As for Minnesota's team hopes, they sit 6.5 games back. Switch out Matt Tolbert, Alexi Casilla and anyone else who has manned second base for the Twins for Robinson Cano and the Twins are in the thick of a division race and there is no question at all about whether the guy putting up the best season ever for a catcher should capture a long overdue first MVP award. Also of note in the AL Central, Billy Butler is raking to the tune of a .331/.393/.589 line in the second half for the Kansas City Royals.

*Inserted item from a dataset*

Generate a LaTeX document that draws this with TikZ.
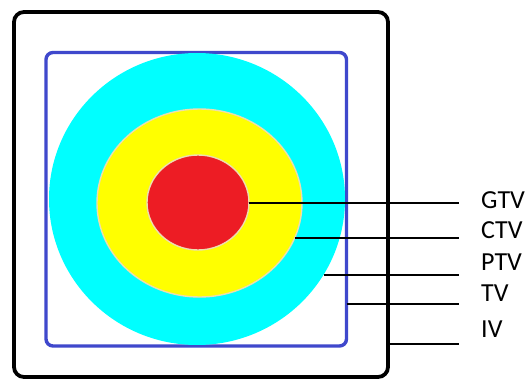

Out west we have witnessed quite a role reversal in 2009. The Texas Rangers lead baseball in Runs Saved Above Average while the Los Angeles Angels lead the Big Leagues in runs per game and batting average. Seven Angels regulars are OPS'ing over .800 on the season while the two that are not, Howie Kendrick and Erick Aybar have posted a .986 and .878 mark respectively in the second half. I wonder if Mike Scioscia has reconsidered some of his philosophies regarding how runs are plated.
The Rangers improved run prevention can be attributed in large part to their defense. Led by Elvis Andrus, Texas is second in the American League in Defensive Efficiency Rating. Texas has a tough road the rest of the way, with seven remaining against the Angels, six against the Rays and three against New York. Their last seven games of the season will be away from Arlington. They look strong - they might even be the favorites for the Wild Card - but let's see them close. It's been a while.
I'll be back next Wednesday with a similar look at the National League.